Montrose is hard rock boiled down to its most necessary constituent elements - drums, bass, guitar and hollerin', with precious little more added into the mix. It's what happens when you take the boogie elements of Grand Funk Railroad and the heaviness of Led Zeppelin but reduced them to their hard, glistening essentials. Shorn of the dopey plodding that many bands confuse for profundity, and drained of the self-regarding substrate of pretentiousness that undermines so much of Zep's output, we're left with a balled-fist of solid rawk, a battering ram of steely riffage.

All this goes hand-in-gauntlet with some great playing and zipped-tight arrangements. Nothing here outstays its welcome; in fact, Montrose barely has its coat off before it's time to go. 'Rock The Nation' is pretty much the keystone on the towering ziggurat of songs about rockin' out and having a good time ('We Rock' - Dio, 'Rock You Like a Hurricane' - the Scorpions, etc. - you get the picture, Jack). Have you ever seen the wonderful short documentary Heavy Metal Parking Lot? That's it, right there - it's the spirit of 'Rock The Nation' made flesh and Aquanet. I like to think that, any time someone cracks a long necked bottle of beer in a car park somewhere, in the name of loud guitar music, they're channelling 'Rock The Nation'.

Plus! Plus! Have you ever heard such a good song about space stations? Yes, 'Space Station #5' implies four other space stations, but this is the only one that comes with a juddery riff and some of Hagar's finest hollerin'. I didn't hear it played once during that recent SpaceX/NASA manned mission. It's official - Elon Musk is too much of a nerd to blast Montrose into space. Do you reckon Musk has ever listened to Montrose? My guess is, 'absolutely not'. Well done mate, you might have blasted a couple of fellow dorks to the ISS, but have you ever downed a Pripps Bla in a Malmo car park? Once again, 'absolutely not'.

I once snuck 'Bad Motor Scooter' onto my student radio station playlist and got it aired one lunchtime. I didn't know what I was trying to achieve at the time, as I could've tried it with any track; only now is the clarity of purpose manifest. I needed a bunch of millennials to hear just how freaking it cool it is to make moped noises with an electric guitar. It's one of the dumbest songs out there - imploring the subject of the lyric to take what seems to be a lengthy scooter ride for the purposes of a booty call - but by god it's majestic. The engine humming noises under the guitar solo are badass and should be done more (sparingly, but more).

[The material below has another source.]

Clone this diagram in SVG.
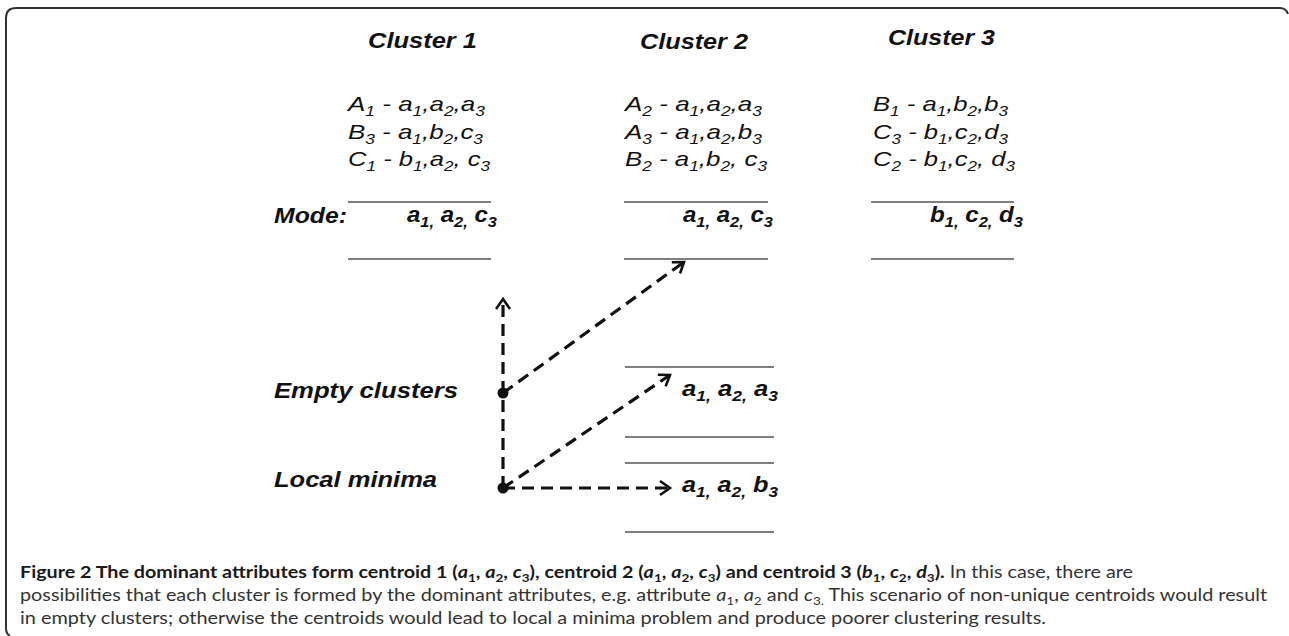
<svg xmlns="http://www.w3.org/2000/svg" width="1289" height="636" viewBox="0 0 1289 636">
<style>
  .title{font-family:"Liberation Sans",Arial,sans-serif;font-weight:bold;font-style:italic;font-size:22px;fill:#111}
  .row{font-family:"Liberation Sans",Arial,sans-serif;font-style:italic;font-size:21px;fill:#111}
  .bold{font-family:"Liberation Sans",Arial,sans-serif;font-weight:bold;font-style:italic;font-size:22px;fill:#111}
  .s{font-size:14px}
  .bs{font-size:15px}
  .rule{stroke:#555;stroke-width:1.5;fill:none}
  .conn{stroke:#111;stroke-width:3.2;stroke-dasharray:12 7;fill:none}
  .cap{font-family:Lato,"Open Sans",sans-serif;font-size:17.5px;fill:#333}
  .capb{font-weight:bold;fill:#1a1a1a}
  .ci{font-style:italic}
  .cs{font-size:12px}
</style>
<defs>
  <marker id="chev" markerUnits="userSpaceOnUse" markerWidth="16" markerHeight="18" refX="12" refY="8" orient="auto">
    <path d="M2,1 L12,8 L2,15" fill="none" stroke="#111" stroke-width="2.6"/>
  </marker>
</defs>

<path id="frame" d="M10,636 Q6,634 6,628 L6,18 Q6,8 16,8 L1280,8 Q1286,8 1288,14" fill="none" stroke="#333" stroke-width="2"/>

<g id="cluster1">
  <text class="title" x="368" y="48" textLength="109" lengthAdjust="spacingAndGlyphs">Cluster 1</text>
  <text class="row" x="348" y="111" textLength="137" lengthAdjust="spacingAndGlyphs">A<tspan class="s" dy="5">1</tspan><tspan dy="-5"> - a</tspan><tspan class="s" dy="5">1</tspan><tspan dy="-5">,a</tspan><tspan class="s" dy="5">2</tspan><tspan dy="-5">,a</tspan><tspan class="s" dy="5">3</tspan></text>
  <text class="row" x="348" y="139" textLength="135" lengthAdjust="spacingAndGlyphs">B<tspan class="s" dy="5">3</tspan><tspan dy="-5"> - a</tspan><tspan class="s" dy="5">1</tspan><tspan dy="-5">,b</tspan><tspan class="s" dy="5">2</tspan><tspan dy="-5">,c</tspan><tspan class="s" dy="5">3</tspan></text>
  <text class="row" x="348" y="166" textLength="142" lengthAdjust="spacingAndGlyphs">C<tspan class="s" dy="5">1</tspan><tspan dy="-5"> - b</tspan><tspan class="s" dy="5">1</tspan><tspan dy="-5">,a</tspan><tspan class="s" dy="5">2</tspan><tspan dy="-5">, c</tspan><tspan class="s" dy="5">3</tspan></text>
  <line class="rule" x1="348" y1="202" x2="491" y2="202"/>
  <text class="bold" x="407" y="222" textLength="90" lengthAdjust="spacingAndGlyphs">a<tspan class="bs" dy="5">1,</tspan><tspan dy="-5"> a</tspan><tspan class="bs" dy="5">2,</tspan><tspan dy="-5"> c</tspan><tspan class="bs" dy="5">3</tspan></text>
  <line class="rule" x1="348" y1="259" x2="491" y2="259"/>
</g>

<g id="cluster2">
  <text class="title" x="640" y="49" textLength="108" lengthAdjust="spacingAndGlyphs">Cluster 2</text>
  <text class="row" x="625" y="111" textLength="137" lengthAdjust="spacingAndGlyphs">A<tspan class="s" dy="5">2</tspan><tspan dy="-5"> - a</tspan><tspan class="s" dy="5">1</tspan><tspan dy="-5">,a</tspan><tspan class="s" dy="5">2</tspan><tspan dy="-5">,a</tspan><tspan class="s" dy="5">3</tspan></text>
  <text class="row" x="625" y="139" textLength="137" lengthAdjust="spacingAndGlyphs">A<tspan class="s" dy="5">3</tspan><tspan dy="-5"> - a</tspan><tspan class="s" dy="5">1</tspan><tspan dy="-5">,a</tspan><tspan class="s" dy="5">2</tspan><tspan dy="-5">,b</tspan><tspan class="s" dy="5">3</tspan></text>
  <text class="row" x="625" y="166" textLength="142" lengthAdjust="spacingAndGlyphs">B<tspan class="s" dy="5">2</tspan><tspan dy="-5"> - a</tspan><tspan class="s" dy="5">1</tspan><tspan dy="-5">,b</tspan><tspan class="s" dy="5">2</tspan><tspan dy="-5">, c</tspan><tspan class="s" dy="5">3</tspan></text>
  <line class="rule" x1="624" y1="202" x2="768" y2="202"/>
  <text class="bold" x="683" y="222" textLength="90" lengthAdjust="spacingAndGlyphs">a<tspan class="bs" dy="5">1,</tspan><tspan dy="-5"> a</tspan><tspan class="bs" dy="5">2,</tspan><tspan dy="-5"> c</tspan><tspan class="bs" dy="5">3</tspan></text>
  <line class="rule" x1="624" y1="259" x2="768" y2="259"/>
</g>

<g id="cluster3">
  <text class="title" x="888" y="45" textLength="107" lengthAdjust="spacingAndGlyphs">Cluster 3</text>
  <text class="row" x="873" y="111" textLength="135" lengthAdjust="spacingAndGlyphs">B<tspan class="s" dy="5">1</tspan><tspan dy="-5"> - a</tspan><tspan class="s" dy="5">1</tspan><tspan dy="-5">,b</tspan><tspan class="s" dy="5">2</tspan><tspan dy="-5">,b</tspan><tspan class="s" dy="5">3</tspan></text>
  <text class="row" x="873" y="139" textLength="135" lengthAdjust="spacingAndGlyphs">C<tspan class="s" dy="5">3</tspan><tspan dy="-5"> - b</tspan><tspan class="s" dy="5">1</tspan><tspan dy="-5">,c</tspan><tspan class="s" dy="5">2</tspan><tspan dy="-5">,d</tspan><tspan class="s" dy="5">3</tspan></text>
  <text class="row" x="873" y="166" textLength="142" lengthAdjust="spacingAndGlyphs">C<tspan class="s" dy="5">2</tspan><tspan dy="-5"> - b</tspan><tspan class="s" dy="5">1</tspan><tspan dy="-5">,c</tspan><tspan class="s" dy="5">2</tspan><tspan dy="-5">, d</tspan><tspan class="s" dy="5">3</tspan></text>
  <line class="rule" x1="871" y1="202" x2="1014" y2="202"/>
  <text class="bold" x="930" y="222" textLength="93" lengthAdjust="spacingAndGlyphs">b<tspan class="bs" dy="5">1,</tspan><tspan dy="-5"> c</tspan><tspan class="bs" dy="5">2,</tspan><tspan dy="-5"> d</tspan><tspan class="bs" dy="5">3</tspan></text>
  <line class="rule" x1="871" y1="259" x2="1014" y2="259"/>
</g>

<g id="mode-label">
  <text class="bold" x="274" y="223" textLength="73" lengthAdjust="spacingAndGlyphs">Mode:</text>
</g>

<g id="empty-clusters">
  <text class="bold" x="274" y="398" textLength="184" lengthAdjust="spacingAndGlyphs">Empty clusters</text>
  <circle cx="503" cy="393" r="5.5" fill="#111"/>
</g>

<g id="local-minima">
  <text class="bold" x="274" y="487" textLength="163" lengthAdjust="spacingAndGlyphs">Local minima</text>
  <circle cx="503" cy="488" r="5.5" fill="#111"/>
</g>

<g id="alt-a1a2a3">
  <line class="rule" x1="625" y1="367" x2="774" y2="367"/>
  <text class="bold" x="682" y="396" textLength="96" lengthAdjust="spacingAndGlyphs">a<tspan class="bs" dy="5">1,</tspan><tspan dy="-5"> a</tspan><tspan class="bs" dy="5">2,</tspan><tspan dy="-5"> a</tspan><tspan class="bs" dy="5">3</tspan></text>
  <line class="rule" x1="625" y1="437" x2="774" y2="437"/>
</g>

<g id="alt-a1a2b3">
  <line class="rule" x1="625" y1="463" x2="774" y2="463"/>
  <text class="bold" x="682" y="492" textLength="96" lengthAdjust="spacingAndGlyphs">a<tspan class="bs" dy="5">1,</tspan><tspan dy="-5"> a</tspan><tspan class="bs" dy="5">2,</tspan><tspan dy="-5"> b</tspan><tspan class="bs" dy="5">3</tspan></text>
  <line class="rule" x1="625" y1="532" x2="774" y2="532"/>
</g>

<g id="connectors">
  <line class="conn" x1="503" y1="488" x2="503" y2="299" marker-end="url(#chev)"/>
  <line class="conn" x1="503" y1="393" x2="684" y2="262" marker-end="url(#chev)"/>
  <line class="conn" x1="503" y1="488" x2="670" y2="375" marker-end="url(#chev)"/>
  <line class="conn" x1="503" y1="488" x2="670" y2="488" marker-end="url(#chev)"/>
</g>

<g id="caption">
  <text class="cap" x="20" y="578" textLength="1113" lengthAdjust="spacingAndGlyphs"><tspan class="capb">Figure 2 The dominant attributes form centroid 1 (<tspan class="ci">a</tspan><tspan class="cs" dy="4">1</tspan><tspan dy="-4">, </tspan><tspan class="ci">a</tspan><tspan class="cs" dy="4">2</tspan><tspan dy="-4">, </tspan><tspan class="ci">c</tspan><tspan class="cs" dy="4">3</tspan><tspan dy="-4">), centroid 2 (</tspan><tspan class="ci">a</tspan><tspan class="cs" dy="4">1</tspan><tspan dy="-4">, </tspan><tspan class="ci">a</tspan><tspan class="cs" dy="4">2</tspan><tspan dy="-4">, </tspan><tspan class="ci">c</tspan><tspan class="cs" dy="4">3</tspan><tspan dy="-4">) and centroid 3 (</tspan><tspan class="ci">b</tspan><tspan class="cs" dy="4">1</tspan><tspan dy="-4">, </tspan><tspan class="ci">c</tspan><tspan class="cs" dy="4">2</tspan><tspan dy="-4">, </tspan><tspan class="ci">d</tspan><tspan class="cs" dy="4">3</tspan><tspan dy="-4">).</tspan></tspan> In this case, there are</text>
  <text class="cap" x="20" y="601" textLength="1247" lengthAdjust="spacingAndGlyphs">possibilities that each cluster is formed by the dominant attributes, e.g. attribute <tspan class="ci">a</tspan><tspan class="cs" dy="4">1</tspan><tspan dy="-4">, </tspan><tspan class="ci">a</tspan><tspan class="cs" dy="4">2</tspan><tspan dy="-4"> and </tspan><tspan class="ci">c</tspan><tspan class="cs" dy="4">3.</tspan><tspan dy="-4"> This scenario of non-unique centroids would result</tspan></text>
  <text class="cap" x="20" y="624" textLength="1026" lengthAdjust="spacingAndGlyphs">in empty clusters; otherwise the centroids would lead to local a minima problem and produce poorer clustering results.</text>
</g>
</svg>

The only charge I can lay against Montrose is that its crystalline simplicity - no fussy drums, laser-cut guitars, vocals that cleave strictly to melody - opened the door for many more bands who got the message about paring everything down but forgot to bring talent to the table. I'd compare (please stop me) Montrose with a good Cormac McCarthy book. McCarthy distils English to a kind of singing purity, a form with such a brutal inner musicality that digression, exposition and even punctuation become superfluous. Montrose is its hard rock equivalent, only with less violence and more scooters. An essential listen for any serious rock fan (and what other kind is there?).